— Start of Data section —
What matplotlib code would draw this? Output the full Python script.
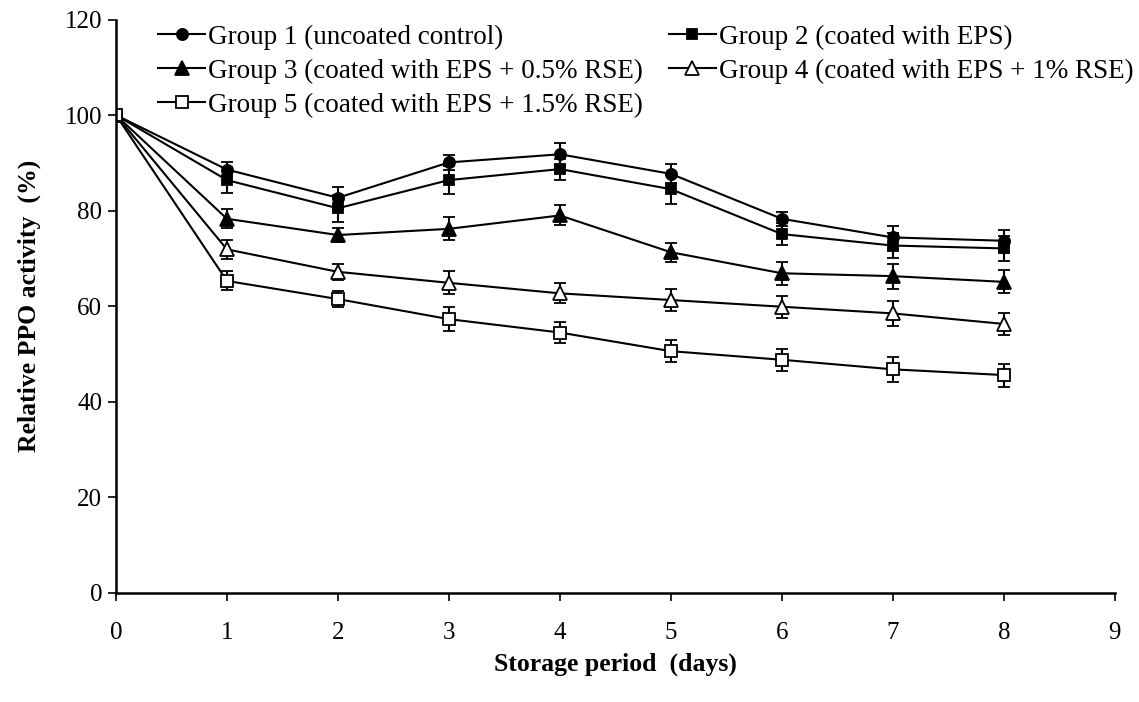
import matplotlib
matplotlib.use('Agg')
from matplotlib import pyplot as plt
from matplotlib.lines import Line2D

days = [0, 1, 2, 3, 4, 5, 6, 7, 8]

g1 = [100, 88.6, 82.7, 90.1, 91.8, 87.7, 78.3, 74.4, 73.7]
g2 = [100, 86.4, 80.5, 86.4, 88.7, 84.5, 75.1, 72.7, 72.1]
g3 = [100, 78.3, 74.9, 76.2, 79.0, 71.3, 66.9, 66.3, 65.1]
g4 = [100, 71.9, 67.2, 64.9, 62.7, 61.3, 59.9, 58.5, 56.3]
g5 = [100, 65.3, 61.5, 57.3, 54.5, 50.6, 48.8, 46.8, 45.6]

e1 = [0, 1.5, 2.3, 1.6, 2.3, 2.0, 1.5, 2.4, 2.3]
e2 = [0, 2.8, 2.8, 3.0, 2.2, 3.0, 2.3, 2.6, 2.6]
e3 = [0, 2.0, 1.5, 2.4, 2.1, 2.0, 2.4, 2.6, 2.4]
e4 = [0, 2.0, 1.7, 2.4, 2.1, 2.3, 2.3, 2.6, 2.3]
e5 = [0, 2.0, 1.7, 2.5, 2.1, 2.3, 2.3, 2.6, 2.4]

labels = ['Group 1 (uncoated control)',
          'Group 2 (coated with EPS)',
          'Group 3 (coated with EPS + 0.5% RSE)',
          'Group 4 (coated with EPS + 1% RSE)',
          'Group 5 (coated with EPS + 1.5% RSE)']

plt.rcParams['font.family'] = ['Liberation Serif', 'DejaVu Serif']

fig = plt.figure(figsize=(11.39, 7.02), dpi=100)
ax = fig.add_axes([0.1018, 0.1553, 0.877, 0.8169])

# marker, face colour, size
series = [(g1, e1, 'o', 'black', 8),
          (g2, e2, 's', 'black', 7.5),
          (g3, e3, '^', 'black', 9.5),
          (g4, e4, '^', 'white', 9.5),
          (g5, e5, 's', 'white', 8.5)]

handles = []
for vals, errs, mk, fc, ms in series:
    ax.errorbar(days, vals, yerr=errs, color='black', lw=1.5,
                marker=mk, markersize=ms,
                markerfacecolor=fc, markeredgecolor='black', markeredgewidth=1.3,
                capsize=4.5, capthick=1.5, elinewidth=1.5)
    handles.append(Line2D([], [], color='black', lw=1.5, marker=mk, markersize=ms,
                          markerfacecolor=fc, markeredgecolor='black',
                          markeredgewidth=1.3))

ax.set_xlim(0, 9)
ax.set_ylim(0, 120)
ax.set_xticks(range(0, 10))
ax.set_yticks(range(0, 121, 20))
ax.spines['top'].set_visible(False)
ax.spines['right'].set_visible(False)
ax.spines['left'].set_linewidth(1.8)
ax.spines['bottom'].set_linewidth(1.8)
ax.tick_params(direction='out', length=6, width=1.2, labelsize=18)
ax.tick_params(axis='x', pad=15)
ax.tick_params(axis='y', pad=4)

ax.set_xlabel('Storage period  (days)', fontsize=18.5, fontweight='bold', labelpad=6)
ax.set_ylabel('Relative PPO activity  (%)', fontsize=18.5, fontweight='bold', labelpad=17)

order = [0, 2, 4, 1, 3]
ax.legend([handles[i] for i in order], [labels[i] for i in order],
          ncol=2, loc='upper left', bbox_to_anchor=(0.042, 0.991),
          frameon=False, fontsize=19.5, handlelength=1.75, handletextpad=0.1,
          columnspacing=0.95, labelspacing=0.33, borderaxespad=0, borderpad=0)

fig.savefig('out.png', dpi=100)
— End of Data section —
Return each line that includes "matplotlib".

What matplotlib code would draw this? Output the full Python script.
import matplotlib
matplotlib.use('Agg')
from matplotlib import pyplot as plt
from matplotlib.lines import Line2D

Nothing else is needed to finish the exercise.